Key figures:

  • Inward FDI stock: 60% of GDP (2021)
  • Investment rate: 27,1% of GDP (2021)
  • GDP (PPS): € 216,790M (2020)
  • GDP/capita (PPS): € 22,235 (2020)
  • Unemployment rate (15-74 y.): 4,1% (2021)
  • Corporate income tax: 9% flat rate (lowest in the EU)
  • Social contribution tax: 13%


Strong points for FDI in Hungary:

  • Hungary is widely considered to be the gateway to Central and Southeast Europe, which makes it an attractive market for foreign investment.
  • Hungary's labour force is highly educated and skilled with a particular emphasis on engineering, medicine and economics. As of 2015, there is a 99.05% literacy rate, the highest in the region.
  • The labour force is also cheap which allows the country to optimally integrate itself within the European production chain and to be considered as an efficient production workshop.
  • Despite the brief slowdown in 2015, Hungary continues to be one of the fastest growing EU economies. Its financial system is one of the most  developed in the region.
  • Despite brief slowdowns in 2008 and 2015, Hungary, with a growth rate of 3.9% in 2017, continues to be one of the most dynamic European economies.
  • Well-established infrastructure and a clear legal and regulatory framework give Hungary a favourable environment for sustainable growth.
  • Integration in the EU reinforces its political and economic stability, while the support of large international organisations has reduced the effects of the crisis.

Government Measures to Motivate or Restrict FDI
Attracting foreign investment is a priority for the Hungarian Government. The Government established the Hungarian Investment Promotion Agency (HIPA) with the aim of providing professional help to foreign companies intending to invest in Hungary.
In 2013, following a successful return to the global financial markets, Hungary paid the remaining portion of its 2008 Euro financial stabilisation package. In March 2014, the GOH released USD 3 billion in dollar bonds. Given the economic recovery, Standards and Poor's raised Hungary's long-term sovereign debt to stable in March 2014.
The recovery from the financial crisis has been facilitated by the implementation by the state of measures to maintain the attractiveness of the country.
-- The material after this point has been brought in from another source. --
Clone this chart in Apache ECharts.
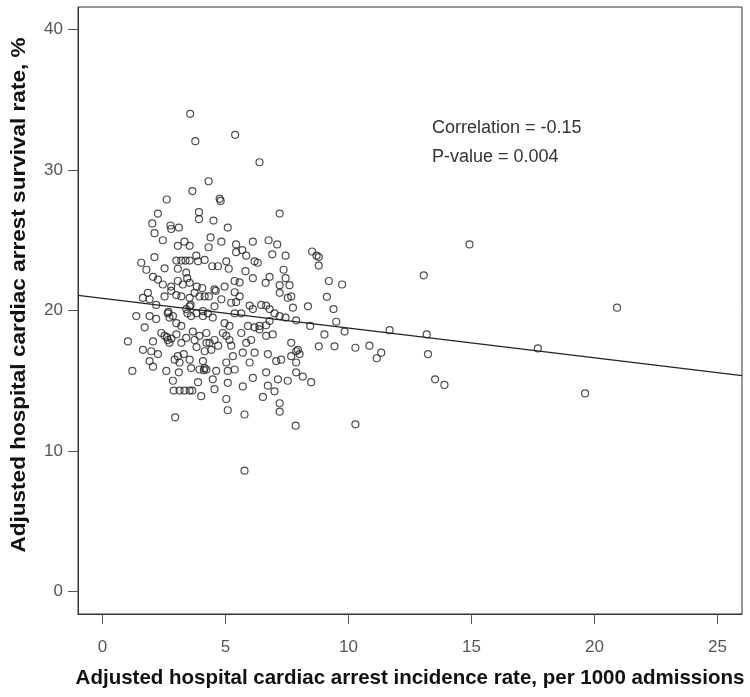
<!DOCTYPE html>
<html>
<head>
<meta charset="utf-8">
<script src="https://cdn.jsdelivr.net/npm/echarts@6/dist/echarts.min.js"></script>
<style>
  html, body { margin: 0; padding: 0; background: #fff; }
  #scatter { width: 750px; height: 697px; }
</style>
</head>
<body>
<div id="scatter"></div>
<script>
// hospital cardiac arrest incidence (per 1000 admissions) vs survival (%)
var incidence = [
  3.65, 2.61, 4.31, 3.92, 3.92, 2.25, 2.02, 2.11, 2.76, 2.79, 3.10, 2.45, 3.06, 3.33, 3.54,
  2.11, 3.00, 3.20, 3.37, 3.54, 1.57, 1.78, 2.52, 3.06, 3.40, 3.44, 3.81, 3.88, 4.15, 2.05,
  2.25, 2.45, 2.79, 3.06, 3.26, 3.54, 3.83, 4.05, 1.84, 1.64, 1.91, 2.18, 2.52, 2.79, 3.00,
  3.20, 3.54, 3.74, 3.94, 4.15, 1.37, 1.71, 1.91, 2.18, 2.65, 2.72, 2.86, 3.00, 3.20, 3.40,
  3.54, 3.60, 3.81, 4.08, 4.28, 1.03, 1.64, 1.98, 2.05, 2.25, 2.39, 2.52, 2.65, 2.72, 3.00,
  3.20, 3.40, 3.67, 3.74, 3.94, 4.22, 4.22, 1.91, 2.05, 2.59, 2.93, 3.13, 3.06, 3.54, 3.60,
  3.94, 4.15, 1.21, 2.86, 3.10, 3.88, 4.01, 2.89, 3.13, 3.33, 3.54, 3.65, 2.95,
  4.76, 4.80, 7.20, 4.51, 5.09, 4.39, 4.83, 4.31, 5.43, 5.68, 5.43, 5.84, 6.11, 6.75, 7.10,
  6.90, 7.44, 4.46, 4.69, 5.03, 5.13, 6.18, 6.31, 5.81, 6.11, 7.36, 6.79, 6.63, 7.20, 7.60,
  7.44, 4.55, 4.96, 5.37, 5.57, 4.32, 4.83, 5.37, 5.57, 7.20, 7.53, 7.67, 4.55, 5.23, 5.43,
  5.37, 5.64, 5.98, 6.11, 6.45, 6.65, 6.79, 7.74, 4.08, 4.48, 4.96, 5.16, 5.91, 6.18, 6.38,
  6.65, 6.79, 6.99, 7.20, 7.44, 4.35, 4.55, 4.89, 5.03, 5.16, 5.64, 5.84, 6.04, 6.38, 6.65,
  6.92, 7.67, 7.87, 4.15, 4.42, 5.23, 5.30, 5.70, 6.18, 6.72, 7.06, 7.26, 7.87, 7.67, 4.08,
  4.22, 4.62, 5.03, 5.09, 5.37, 5.98, 6.11, 6.65, 7.13, 7.53, 7.87, 4.48, 4.55, 5.09, 5.70,
  6.72, 6.99, 5.03, 5.09, 5.77, 6.52, 7.20, 7.20, 7.85, 5.77,
  8.52, 8.79, 8.70, 8.79, 9.20, 9.74, 8.35, 9.12, 9.39, 7.87, 8.44, 9.50, 9.84, 9.02, 7.94,
  8.01, 8.79, 9.43, 10.28, 10.85, 11.15, 8.14, 8.48, 10.28,
  14.92, 13.06, 20.92, 11.33, 11.67, 13.18, 13.23, 13.52, 13.90, 17.70, 19.62,
  3.56, 3.77, 5.39, 6.38,
  4.60, 3.45, 2.80, 3.30, 4.70, 2.68, 3.58, 2.62, 3.82, 4.12
];
var survival = [
  28.5, 27.9, 29.2, 27.0, 26.5, 26.9, 26.2, 25.5, 26.05, 25.8, 25.9, 25.0, 24.6, 24.9, 24.6,
  23.8, 23.55, 23.55, 23.55, 23.55, 23.4, 22.9, 23.0, 22.97, 22.7, 22.3, 23.9, 23.5, 23.6, 22.4,
  22.2, 21.85, 21.7, 22.1, 21.85, 21.97, 21.7, 21.6, 21.26, 20.9, 20.8, 20.4, 21.0, 21.4, 21.1,
  21.0, 20.9, 21.26, 21.0, 21.0, 19.6, 18.8, 19.6, 19.4, 19.8, 19.5, 19.6, 19.1, 18.9, 20.1,
  20.3, 19.6, 19.8, 19.95, 19.8, 17.8, 17.2, 17.1, 17.8, 16.9, 18.4, 18.2, 17.9, 17.7, 18.3,
  17.7, 18.05, 18.5, 17.9, 18.2, 18.4, 17.7, 16.4, 16.0, 15.7, 16.5, 16.3, 16.75, 16.5, 15.9,
  15.8, 15.9, 15.7, 15.0, 15.6, 14.9, 13.9, 14.3, 14.3, 14.3, 14.3, 14.3, 12.4,
  27.95, 27.8, 26.9, 26.4, 25.9, 25.2, 24.9, 24.5, 24.7, 24.3, 24.15, 23.9, 24.9, 25.0, 24.7,
  24.0, 23.9, 23.15, 23.15, 23.5, 22.97, 23.5, 23.4, 22.8, 22.3, 22.9, 22.4, 21.97, 21.8, 21.8,
  22.3, 21.5, 21.7, 22.1, 22.0, 21.0, 20.8, 21.3, 21.0, 21.26, 20.9, 21.0, 20.3, 20.55, 20.6,
  19.8, 19.8, 20.35, 20.1, 20.4, 20.35, 20.1, 20.2, 19.6, 19.5, 19.1, 18.9, 18.9, 18.8, 18.9,
  18.95, 19.25, 19.8, 19.6, 19.5, 17.7, 17.9, 18.4, 18.2, 17.9, 18.4, 17.7, 17.9, 18.65, 18.2,
  18.3, 17.7, 17.1, 17.1, 17.2, 17.5, 16.75, 17.0, 17.0, 16.9, 16.4, 16.5, 16.3, 16.75, 16.4,
  15.8, 15.7, 16.3, 15.7, 15.8, 16.3, 15.2, 15.6, 15.1, 15.0, 15.6, 15.1, 14.4, 14.85, 14.6,
  14.65, 14.25, 13.7, 12.9, 12.6, 13.85, 13.4, 12.8, 11.8, 8.6,
  24.2, 23.8, 23.9, 23.2, 22.1, 21.85, 20.3, 20.97, 20.1, 19.3, 18.9, 19.2, 18.5, 18.3, 17.2,
  16.9, 17.45, 17.45, 17.35, 17.5, 16.6, 15.3, 14.9, 11.9,
  24.7, 22.5, 20.2, 17.0, 18.6, 18.3, 16.9, 15.1, 14.7, 17.3, 14.1,
  34.0, 32.05, 32.5, 30.55,
  21.4, 19.8, 18.0, 16.9, 17.5, 19.9, 20.4, 18.1, 17.4, 15.75
];

// fitted line end points, read at the plot edges
var fitX = [-1, 26];
var fitY = [21.07, 15.37];

var xTicks = [0, 5, 10, 15, 20, 25];
var yTicks = [0, 10, 20, 30, 40];

var points = incidence.map(function (x, i) { return [x, survival[i]]; });
var fitLine = fitX.map(function (x, i) { return [x, fitY[i]]; });

var chart = echarts.init(document.getElementById('scatter'));
var option = {
  animation: false,
  backgroundColor: '#fff',
  grid: {
    left: 78, right: 8, top: 7, bottom: 83,
    show: true, borderColor: '#333', borderWidth: 1
  },
  xAxis: {
    type: 'value',
    min: -1, max: 26,
    name: 'Adjusted hospital cardiac arrest incidence rate, per 1000 admissions',
    nameLocation: 'middle',
    nameGap: 54,
    nameTextStyle: { fontFamily: 'Liberation Sans', fontWeight: 'bold', fontSize: 20.5, color: '#111' },
    axisLine: { show: true, onZero: false, lineStyle: { color: '#333', width: 1 } },
    splitLine: { show: false },
    axisTick: { show: true, inside: false, length: 10, customValues: xTicks, lineStyle: { color: '#555' } },
    axisLabel: { customValues: xTicks, margin: 25, fontFamily: 'Liberation Sans', fontSize: 17, color: '#555' }
  },
  yAxis: {
    type: 'value',
    min: -1.6, max: 41.6,
    axisLine: { show: true, onZero: false, lineStyle: { color: '#333', width: 1 } },
    splitLine: { show: false },
    axisTick: { show: true, inside: false, length: 10, customValues: yTicks, lineStyle: { color: '#555' } },
    axisLabel: { customValues: yTicks, margin: 15, fontFamily: 'Liberation Sans', fontSize: 17, color: '#555' }
  },
  graphic: [
    {
      type: 'text', x: 19, y: 295, rotation: Math.PI / 2, scaleX: 1.1,
      style: {
        text: 'Adjusted hospital cardiac arrest survival rate, %',
        font: 'bold 20.5px "Liberation Sans"', fill: '#111',
        align: 'center', verticalAlign: 'middle'
      }
    },
    { type: 'text', left: 432, top: 119, style: { text: 'Correlation = -0.15', font: '18px "Liberation Sans"', fill: '#333' } },
    { type: 'text', left: 432, top: 148, style: { text: 'P-value = 0.004', font: '18px "Liberation Sans"', fill: '#333' } }
  ],
  series: [
    {
      type: 'scatter',
      data: points,
      symbol: 'circle',
      symbolSize: 7,
      itemStyle: { color: 'rgba(0,0,0,0)', borderColor: '#222', borderWidth: 1.2 }
    },
    {
      type: 'line',
      data: fitLine,
      symbol: 'none',
      lineStyle: { color: '#222', width: 1.3 },
      z: 3
    }
  ]
};
chart.setOption(option);
</script>
</body>
</html>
The most notable are: 

  • Special loans and guarantee programmes to compensate for the difficulties of banks in granting loans. 
  • The improvement of the administrative situation and the reduction of formalities.  
  • The facilitated acquisition of building permits
  • Correction of the exchange rate has made Hungary less expensive than before; whereas productivity, which was already high, has remained at the same level. Because of this, a number of international companies have maintained their investments in the country and have outsourced entire departments such as accounting or call centres.
  • In mid-2012, the Government announced its plan to sign 'strategic cooperation agreements' with key investors engaged mainly in production, with the aim that they continue operations in Hungary, and thereby contribute to growth and development. 
  • As part of the National Development Plan 2014-2020, €6 billion has been allocated for tourism, health, infrastructure and environmental protection programs.